I have some basic questions on the practical meaning of Markov Chain Monte Carlo (MCMC) methods, as, for example, the Gibbs sampling
Suppose I have a random matrix $\underbrace{Y}_{n\times n}$ defined on the probability space $(\Omega, \mathcal{F}, \mathbb{P})$ with support $\{A_i\}_{i=1}^3$, $A_i\in \mathbb{R}^n$ for $i=1,2,3$.
Additionally, $\mathbb{P}(Y=A_i)=f(A_i,\theta)$ where $\theta\in \Theta\subseteq \mathbb{R}$ for $i=1,2,3$.
Assume $\theta$ is known.
Suppose that $f(A_i;\theta)$ is particularly hard to compute for $i=1,2,3$. One way to overcome this issue is by simulating it using a MCMC method:
1) I start with a certain realisation of $Y$
2) I update $Y$ using a certain transition probability (suppose I am able to compute this)
3) I repeat step 2) $T$ times with $T$ very large
The outcome of this algorithm is for example $$ A_1, A_2, A_1, A_3, A_1, A_1, A_1, A_2,..., A_3 $$
(*) The magic is that if I plot the probability mass function of $$ A_1, A_2, A_1, A_3, A_1, A_1, A_1, A_2,..., A_3 $$ I get something very close to $f(A_1;\theta)$, $f(A_2;\theta)$, $f(A_3;\theta)$. Moreover if I compute the average of $$ A_1, A_2, A_1, A_3, A_1, A_1, A_1, A_2,..., A_3 $$ I get something very close to $E(Y)$.
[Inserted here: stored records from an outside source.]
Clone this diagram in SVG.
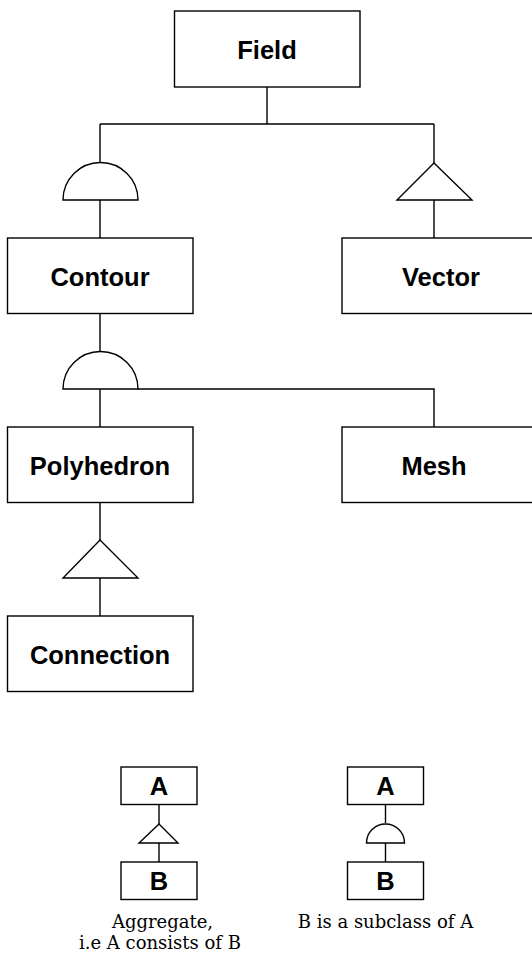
<svg xmlns="http://www.w3.org/2000/svg" width="532" height="956" viewBox="0 0 532 956">
<style>
.box{fill:#fff;stroke:#000;stroke-width:1.4}
.lbl{font-family:"Liberation Sans",Arial,sans-serif;font-weight:bold;font-size:25.5px;text-anchor:middle;fill:#000}
.ln{fill:none;stroke:#000;stroke-width:1.4}
.sym{fill:#fff;stroke:#000;stroke-width:1.4}
.cap{font-family:"DejaVu Serif","Liberation Serif",serif;font-size:18px;text-anchor:middle;fill:#000}
</style>
<rect width="532" height="956" fill="#fff"/>
<g id="connectors">
  <path class="ln" d="M267,87 V124 M100,124 H434 M100,124 V162 M434,124 V163"/>
  <path class="ln" d="M100,200 V238 M434,200 V238"/>
  <path class="sym" d="M63,200 A37.5,37.5 0 0 1 138,200 Z"/>
  <path class="sym" d="M434,163 L472,200 L397,200 Z"/>
  <path class="ln" d="M100,313 V351 M100,389 V427 M138,389 H434 V427"/>
  <path class="sym" d="M63,389 A37.5,37.5 0 0 1 138,389 Z"/>
  <path class="ln" d="M100,502 V540 M100,578 V616"/>
  <path class="sym" d="M100,540 L138,578 L63,578 Z"/>
  <path class="ln" d="M159,804 V824 M159,843 V862"/>
  <path class="sym" d="M159,824 L178,843 L139,843 Z"/>
  <path class="ln" d="M385.5,804 V823 M385.5,843 V862"/>
  <path class="sym" d="M366.5,843 A19,19 0 0 1 404.5,843 Z"/>
</g>
<g id="field"><rect class="box" x="174.5" y="11" width="185.5" height="76"/><text class="lbl" x="267" y="58.5">Field</text></g>
<g id="contour"><rect class="box" x="7.5" y="238" width="185.5" height="75.5"/><text class="lbl" x="100" y="286">Contour</text></g>
<g id="vector"><rect class="box" x="342" y="238" width="200" height="75.5"/><text class="lbl" x="441" y="286">Vector</text></g>
<g id="polyhedron"><rect class="box" x="7.5" y="427" width="185.5" height="75.5"/><text class="lbl" x="100" y="475">Polyhedron</text></g>
<g id="mesh"><rect class="box" x="342" y="427" width="200" height="75.5"/><text class="lbl" x="434" y="475">Mesh</text></g>
<g id="connection"><rect class="box" x="7.5" y="616" width="185.5" height="75.5"/><text class="lbl" x="100" y="664">Connection</text></g>
<g id="legend-agg-a"><rect class="box" x="121" y="767" width="76" height="37.5"/><text class="lbl" x="159" y="795">A</text></g>
<g id="legend-agg-b"><rect class="box" x="121" y="862" width="76" height="37.5"/><text class="lbl" x="159" y="890">B</text></g>
<g id="legend-sub-a"><rect class="box" x="347.5" y="767" width="76" height="37.5"/><text class="lbl" x="385.5" y="795">A</text></g>
<g id="legend-sub-b"><rect class="box" x="347.5" y="862" width="76" height="37.5"/><text class="lbl" x="385.5" y="890">B</text></g>
<g id="captions">
  <text class="cap"><tspan x="162.5" y="927.5">Aggregate,</tspan><tspan x="160" y="948.8">i.e A consists of B</tspan></text>
  <text class="cap" x="385.5" y="927.5">B is a subclass of A</text>
</g>
</svg>
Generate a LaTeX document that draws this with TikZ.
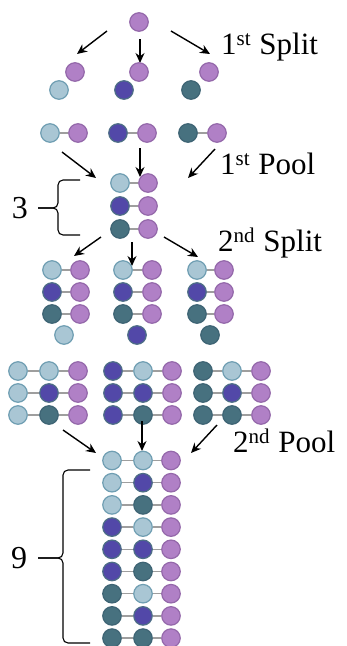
\documentclass[tikz,border=0pt]{standalone}
\usepackage{fontspec}
\setmainfont{Liberation Serif}
\usetikzlibrary{arrows.meta}
\definecolor{lbF}{HTML}{A9C6D4}\definecolor{lbD}{HTML}{6F9EB2}
\definecolor{dbF}{HTML}{5248A8}\definecolor{dbD}{HTML}{4D6E86}
\definecolor{tlF}{HTML}{47717F}\definecolor{tlD}{HTML}{3E6474}
\definecolor{ppF}{HTML}{B080C6}\definecolor{ppD}{HTML}{9468AA}
\definecolor{lnk}{HTML}{9E9E9E}
\newcommand\supr[1]{\raisebox{9pt}{\fontsize{21}{22}\selectfont #1}\hspace{1pt}}
\begin{document}
\begin{tikzpicture}[x=1pt,y=-1pt,
  bead/.style={circle,minimum size=18.5pt,inner sep=0pt,line width=1.2pt,fill=#1F,draw=#1D},
  link/.style={draw=lnk,line width=1.5pt},
  arr/.style={draw=black,line width=1.4pt,-{Stealth[length=10pt,width=9pt]}},
  lbl/.style={font=\fontsize{31}{34}\selectfont,inner sep=0pt,anchor=base west},
  num/.style={font=\fontsize{32}{34}\selectfont,inner sep=0pt},
  brc/.style={draw=black,line width=1.1pt,rounded corners=5pt}]
\useasboundingbox (0,0) rectangle (347,646);
% top
\node[bead=pp] (p0) at (139,22) {};
\coordinate (a1s) at (107,31); \coordinate (a1e) at (77,54);
\coordinate (a2s) at (140,39); \coordinate (a2e) at (140,63);
\coordinate (a3s) at (171,31); \coordinate (a3e) at (210,54);
\draw[arr] (a1s) -- (a1e); \draw[arr] (a2s) -- (a2e); \draw[arr] (a3s) -- (a3e);
\node[lbl] (t1) at (221,54) {1\supr{st} Split};
% first split
\node[bead=pp] (s1p) at (75,72) {}; \node[bead=lb] (s1c) at (59,90) {};
\node[bead=pp] (s2p) at (139,72) {}; \node[bead=db] (s2c) at (124,90) {};
\node[bead=pp] (s3p) at (209,72) {}; \node[bead=tl] (s3c) at (191,90) {};
% coupled pairs
\foreach \i/\xa/\xb/\col in {1/50/78/lb,2/118/147/db,3/188/217/tl}{
  \node[bead=\col] (q\i a) at (\xa,133) {};
  \node[bead=pp] (q\i b) at (\xb,133) {};
  \draw[link] (q\i a) -- (q\i b);
}
\coordinate (b1s) at (62,152); \coordinate (b1e) at (96,178);
\coordinate (b2s) at (140,148); \coordinate (b2e) at (140,177);
\coordinate (b3s) at (215,149); \coordinate (b3e) at (188,178);
\draw[arr] (b1s) -- (b1e); \draw[arr] (b2s) -- (b2e); \draw[arr] (b3s) -- (b3e);
\node[lbl] (t2) at (220,174) {1\supr{st} Pool};
% pool of 3
\foreach \r/\y/\col in {1/183/lb,2/206/db,3/229/tl}{
  \node[bead=\col] (k\r a) at (120,\y) {};
  \node[bead=pp] (k\r b) at (148,\y) {};
  \draw[link] (k\r a) -- (k\r b);
}
\draw[brc] (80,180) -- (58,180) -- (58,208) -- (38,208);
\draw[brc] (38,208) -- (58,208) -- (58,235) -- (80,235);
\node[num] (n3) at (20,208) {3};
% second split arrows
\coordinate (c1s) at (101,237); \coordinate (c1e) at (74,256);
\coordinate (c2s) at (132,242); \coordinate (c2e) at (132,266);
\coordinate (c3s) at (164,237); \coordinate (c3e) at (198,257);
\draw[arr] (c1s) -- (c1e); \draw[arr] (c2s) -- (c2e); \draw[arr] (c3s) -- (c3e);
\node[lbl] (t3) at (218,251) {2\supr{nd} Split};
% second split groups
\foreach \c/\xa/\xb/\xs/\sc in {1/52/80/64/lb,2/123/152/137/db,3/197/224/210/tl}{
  \foreach \r/\y/\col in {1/270/lb,2/292/db,3/314/tl}{
    \node[bead=\col] (g\c r\r a) at (\xa,\y) {};
    \node[bead=pp] (g\c r\r b) at (\xb,\y) {};
    \draw[link] (g\c r\r a) -- (g\c r\r b);
  }
  \node[bead=\sc] (g\c s) at (\xs,335) {};
}
% triples
\foreach \c/\xa/\xb/\xc/\fc in {1/18/49/78/lb,2/113/143/172/db,3/203/232/261/tl}{
  \foreach \r/\y/\col in {1/371/lb,2/393/db,3/415/tl}{
    \node[bead=\fc] (h\c r\r a) at (\xa,\y) {};
    \node[bead=\col] (h\c r\r b) at (\xb,\y) {};
    \node[bead=pp] (h\c r\r c) at (\xc,\y) {};
    \draw[link] (h\c r\r a) -- (h\c r\r b);
    \draw[link] (h\c r\r b) -- (h\c r\r c);
  }
}
\coordinate (d1s) at (63,430); \coordinate (d1e) at (96,453);
\coordinate (d2s) at (142,421); \coordinate (d2e) at (142,451);
\coordinate (d3s) at (217,425); \coordinate (d3e) at (191,453);
\draw[arr] (d1s) -- (d1e); \draw[arr] (d2s) -- (d2e); \draw[arr] (d3s) -- (d3e);
\node[lbl] (t4) at (233,452) {2\supr{nd} Pool};
% final pool of 9
\foreach \k/\ca/\cb in {1/lb/lb,2/lb/db,3/lb/tl,4/db/lb,5/db/db,6/db/tl,7/tl/lb,8/tl/db,9/tl/tl}{
  \pgfmathsetmacro\yy{460.5+22.2*(\k-1)}
  \node[bead=\ca] (f\k a) at (112,\yy) {};
  \node[bead=\cb] (f\k b) at (143,\yy) {};
  \node[bead=pp] (f\k c) at (171,\yy) {};
  \draw[link] (f\k a) -- (f\k b);
  \draw[link] (f\k b) -- (f\k c);
}
\draw[brc] (90,470) -- (63,470) -- (63,558) -- (38,558);
\draw[brc] (38,558) -- (63,558) -- (63,643) -- (90,643);
\node[num] (n9) at (19,558) {9};
\end{tikzpicture}
\end{document}
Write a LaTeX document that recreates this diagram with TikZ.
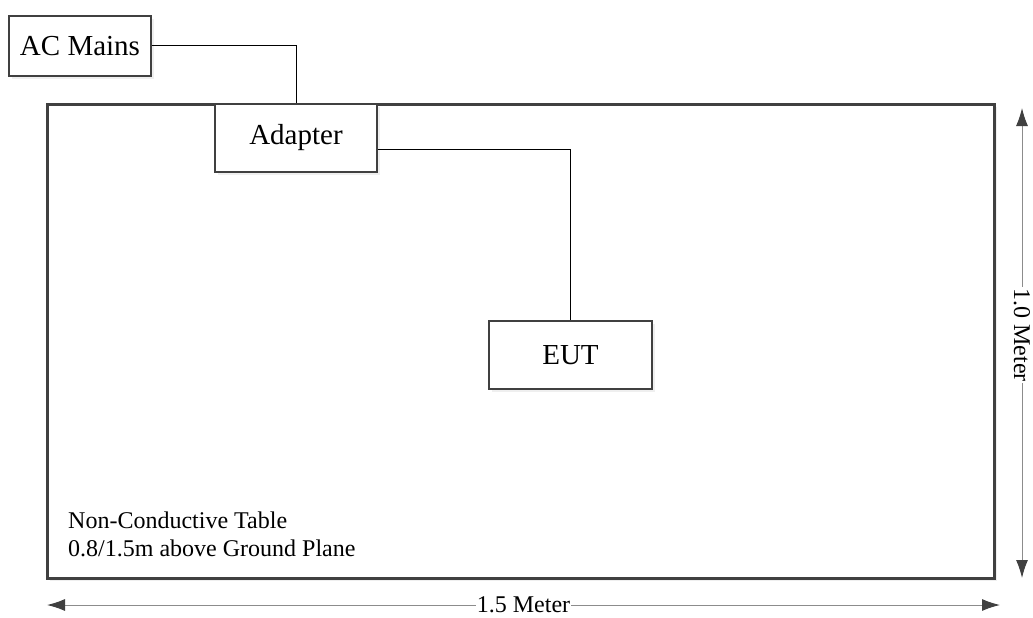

Questions: is my summary above correct?
I am confused on the words often used in other sources to state (*), such as "the distribution of $Y$ converges to $f$ for $T\rightarrow \infty$", or "the sampler converges to a stable (stationary) distribution", etc. Are these equivalent ways to state (*)?
What is meant by "stationary distribution"? Stationary reminds me something that does not change but I don't see the relation here.